For a long time, nothing really happened, and then everything, all at once. LaCroix had been gaining traction as people began searching, with increasing fervor, for alternatives to soda, but Vox’s Libby Nelson locates the seltzer’s breakout year as 2015, the year of its New York Times Letter of Recommendation. For reference, this was a full seven years after the debut of its most iconic flavor, pamplemousse (who’s European now?), but before a San Francisco street artist and latter-day Warhol started selling $500 portraits of the cans.

There are currently 21 flavors, if you count the chichi multiflavor ones packaged in the taller, fancy cans. The seltzer comes in coconut and passionfruit, but also lime and orange, and something called LaCola. This is such a “revolutionary experience,” according to the brand website, that I cannot tell you what it is.

Each flavor is identified as “natural,” as in, “natural lemon flavor sparkling water” (LaCroix also comes in lemon). And each contains no sugar, calories, sodium, artificial ingredients, GMOs, phosphoric acid, gluten, or animal products.

What it does contain is less clear. As the Washington Post explains, the FDA does not require food companies to disclose the ingredients creating a “natural flavor,” so long as they all fall into the GRAS category — chemicals “generally recognized as safe.”

Luckily, the LaCroix website is here to clarify that “all natural flavors are essences or oils derived from the named fruit, i.e., lime/lime oils. There is nothing artificial in LaCroix — enjoy!”

This would be illuminating, except I don’t know what an essence is, and neither does almost anybody else. “Essence is, essentially, the mystery behind a billion-dollar brand,” wrote intrepid Wall Street Journal reporter Rob Copeland, who set out last fall to get us answers, even if — as he was quick to note — most of us don’t care. (“I have no idea what it is,” one man told him. This man also said he drinks up to 10 cans a day.)

“Essence is our picture word,” LaCroix spokesperson Rod Liddle told Copeland. “Essence is— FEELINGS and Sensory Effects!” he wrote. “Hope this answers your inquiry.”

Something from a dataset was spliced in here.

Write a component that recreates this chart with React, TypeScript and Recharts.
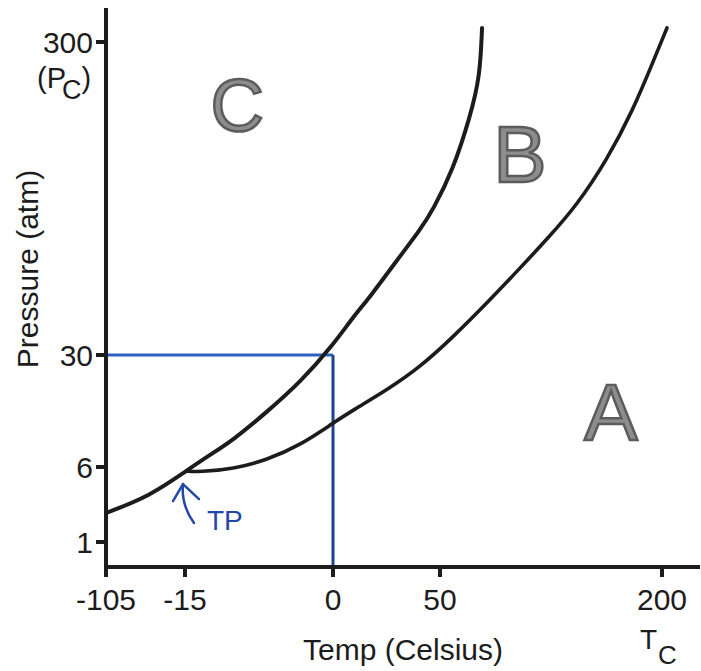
import React from "react";
import { LineChart, Line, XAxis, YAxis, ReferenceDot } from "recharts";

// tick values as printed on the axes
const TEMP_TICKS = [-105, -15, 0, 50, 200];
const PRESSURE_TICKS = [1, 6, 30, 300];

// solid boundary (sublimation up to TP, then melting curve), °C / atm
const SOLID_T = [-105, -54.9, -14.9, -12.5, -10.1, -6.7, -3.3, 0, 9.4, 17.3, 29.9, 40.7, 46.7, 58.8, 70.3, 77.0, 78.4];
const SOLID_P = [2.93, 4.07, 5.73, 8.57, 11.8, 17.8, 24.2, 38.6, 62.8, 80.0, 111.9, 137.8, 155.1, 189.6, 235.3, 269.8, 312.4];

// vaporization curve from TP to the critical point
const VAPOR_T = [-14.9, -13.5, -10.1, -6.7, -3.3, 0, 9.4, 25.2, 40.7, 58.8, 81.8, 104.1, 123.0, 142.6, 162.8, 180.4, 193.9, 203.4];
const VAPOR_P = [5.73, 5.67, 5.87, 7.5, 10.7, 15.4, 18.2, 22.5, 27.4, 45.5, 74.9, 105.0, 130.9, 159.4, 198.2, 241.3, 282.7, 312.4];

// blue guide lines at 30 atm / 0 °C
const GUIDE_H_T = [-105, 0];
const GUIDE_H_P = [30, 30];
const GUIDE_V_T = [0, 0];
const GUIDE_V_P = [30, 0];

const TRIPLE_POINT = { t: -14.9, p: 5.73 };
const PHASES = [
  { name: "C", t: -9.7, p: 223, size: 74 },
  { name: "B", t: 104, p: 179, size: 80 },
  { name: "A", t: 165.5, p: 11.8, size: 80 },
];

// the drawing's axes are not linear: break values and their place along each axis
const X_BREAKS = [-105, -15, 0, 50, 200, 226];
const X_SPAN = [0, 79, 227, 334, 556, 594];
const Y_BREAKS = [0, 1, 6, 30, 300, 330];
const Y_SPAN = [0, 25, 100, 212, 525, 559];

const piecewise = (v: number, from: number[], to: number[]) => {
  for (let i = 0; i < from.length - 1; i++) {
    if (v <= from[i + 1] || i === from.length - 2) {
      const f = (v - from[i]) / (from[i + 1] - from[i]);
      return to[i] + f * (to[i + 1] - to[i]);
    }
  }
  return to[0];
};
const tx = (t: number) => piecewise(t, X_BREAKS, X_SPAN);
const py = (p: number) => piecewise(p, Y_BREAKS, Y_SPAN);

const series = (ts: number[], ps: number[]) => ts.map((t, i) => ({ x: tx(t), y: py(ps[i]) }));

const solidData = series(SOLID_T, SOLID_P);
const vaporData = series(VAPOR_T, VAPOR_P);
const guideH = series(GUIDE_H_T, GUIDE_H_P);
const guideV = series(GUIDE_V_T, GUIDE_V_P);

const FONT = "'Liberation Sans', Arial, Helvetica, sans-serif";
const INK = "#1c1c1c";

const TempTick = (props: any) => {
  const { x, y, index } = props;
  const label = TEMP_TICKS[index];
  return (
    <g>
      <text x={x} y={y + 33} textAnchor="middle" fontSize={30} fontFamily={FONT} fill={INK}>
        {label}
      </text>
      {label === 200 && (
        <text x={x - 22} y={y + 72} fontSize={28} fontFamily={FONT} fill={INK}>
          T
          <tspan dy={15} dx={1} fontSize={26}>C</tspan>
        </text>
      )}
    </g>
  );
};

const PressureTick = (props: any) => {
  const { x, y, index } = props;
  const label = PRESSURE_TICKS[index];
  return (
    <g>
      <text x={x - 3} y={y + 11} textAnchor="end" fontSize={30} fontFamily={FONT} fill={INK}>
        {label}
      </text>
      {label === 300 && (
        <text x={37} y={y + 46} fontSize={29} fontFamily={FONT} fill={INK}>
          (P
          <tspan dy={11} dx={-4} fontSize={27}>C</tspan>
          <tspan dy={-11}>)</tspan>
        </text>
      )}
    </g>
  );
};

const PressureLabel = () => (
  <text
    x={38}
    y={269}
    transform="rotate(-90, 38, 269)"
    textAnchor="middle"
    fontSize={30}
    fontFamily={FONT}
    fill={INK}
  >
    Pressure (atm)
  </text>
);

export default function App() {
  return (
    <div style={{ position: "absolute", left: 0, top: 0, background: "#fff" }}>
      <LineChart width={701} height={671} margin={{ top: 8, right: 1, left: 0, bottom: 0 }}>
        <XAxis
          type="number"
          dataKey="x"
          domain={[0, 594]}
          ticks={TEMP_TICKS.map(tx)}
          interval={0}
          tick={<TempTick />}
          tickSize={10}
          tickMargin={0}
          height={104}
          axisLine={{ stroke: INK, strokeWidth: 4 }}
          tickLine={{ stroke: INK, strokeWidth: 4 }}
          label={{ value: "Temp (Celsius)", position: "insideBottom", offset: 11, fontSize: 30, fontFamily: FONT, fill: INK }}
        />
        <YAxis
          type="number"
          dataKey="y"
          domain={[0, 559]}
          ticks={PRESSURE_TICKS.map(py)}
          interval={0}
          tick={<PressureTick />}
          tickSize={10}
          tickMargin={0}
          width={106}
          axisLine={{ stroke: INK, strokeWidth: 4 }}
          tickLine={{ stroke: INK, strokeWidth: 4 }}
          label={{ content: () => <PressureLabel /> }}
        />
        <Line data={guideH} dataKey="y" type="linear" stroke="#2f60bf" strokeWidth={3} dot={false} isAnimationActive={false} />
        <Line data={guideV} dataKey="y" type="linear" stroke="#1d3f96" strokeWidth={3} dot={false} isAnimationActive={false} />
        <Line data={solidData} dataKey="y" type="basis" stroke={INK} strokeWidth={4} strokeLinecap="round" dot={false} isAnimationActive={false} />
        <Line data={vaporData} dataKey="y" type="basis" stroke={INK} strokeWidth={3.6} strokeLinecap="round" dot={false} isAnimationActive={false} />
        {PHASES.map((ph) => (
          <ReferenceDot
            key={ph.name}
            x={tx(ph.t)}
            y={py(ph.p)}
            r={0}
            shape={(p: any) => (
              <text
                x={p.cx}
                y={p.cy}
                textAnchor="middle"
                fontSize={ph.size}
                fontFamily={FONT}
                fill="#8d8d8d"
                stroke="#5c5c5c"
                strokeWidth={2.5}
              >
                {ph.name}
              </text>
            )}
          />
        ))}
        <ReferenceDot
          x={tx(TRIPLE_POINT.t)}
          y={py(TRIPLE_POINT.p)}
          r={0}
          shape={(p: any) => (
            <g fill="none" stroke="#2448a8" strokeWidth={2.5} strokeLinecap="round" strokeLinejoin="round">
              <path d={`M${p.cx - 3},${p.cy + 13} Q${p.cx - 5},${p.cy + 34} ${p.cx + 8},${p.cy + 52}`} />
              <path d={`M${p.cx - 13},${p.cy + 30} L${p.cx - 3},${p.cy + 13} L${p.cx + 13},${p.cy + 28}`} />
              <text x={p.cx + 21} y={p.cy + 59} fontSize={28} fontFamily={FONT} fill="#2448a8" stroke="none">
                TP
              </text>
            </g>
          )}
        />
      </LineChart>
    </div>
  );
}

A bowl of lemonsUIG/Getty Images
Future essence?

The FDA was more forthcoming, although it could not explain what “essence” is, because the agency does not define the term. But food-labeling rules allow companies to use the word to describe “flavoring constituents derived from a spice, fruit or fruit juice, vegetable or vegetable juice, edible yeast, herb, bark, bud, root, leaf or similar plant material, meat, seafood, poultry, eggs, dairy products, or fermentation products thereof.”

According to Copeland’s research, with no help from LaCroix, essence is “a clear, concentrated natural chemical that’s been used for decades in products as varied as gravy, ice pops, coffee, shampoo, and even insecticide.” To make it, you first heat up the “skin, rinds, or broken down remnants of fruits and vegetables” — sometimes you mix in alcohol — and then you capture “the vapors” rising up off the concoction, then you condense and sell huge barrels of the product.

Essence, according to one manufacturer, who may or may not make essence to LaCroix, is “a hyper-complicated chemical, but it’s all natural, and we see it every day.” LaCroix did not disagree, but declined to provide Copeland with further details.

The weird thing, as Gizmodo pointed out at the time, is that the great mystery of LaCroix flavoring is not actually very mysterious: The FDA can tell us what “natural flavors” are, and we can decide how to feel about that. Essence may be FEELINGS, but it is also a substance that can be manufactured, then used to flavor seltzer (also, other things).

It’s true that we don’t really know what’s in a “natural flavor,” other than it is at least supposed to be some combination of chemicals that will probably not kill us, but it’s also true, as one chemist told Wired, that natural flavors are generally used in such tiny concentrations that “even if they do contain artificial ingredients, it’s unlikely that there’d be enough of anything to cause you any real harm.” (Artificial ingredients aren’t even bad, necessarily.)

Despite the claims of the lawsuit, the most potentially detrimental thing about LaCroix may just be that, like all flavored, carbonated water, it isn’t great for your teeth.

We have, for the most part, solved the mystery; we kind of knew the answer the whole time. The genius of LaCroix, though, is that they have tricked us into thinking we are still confused, that the truth is just beyond our grasp, that we are sleeping princesses under the spell of canned seltzer from Wisconsin.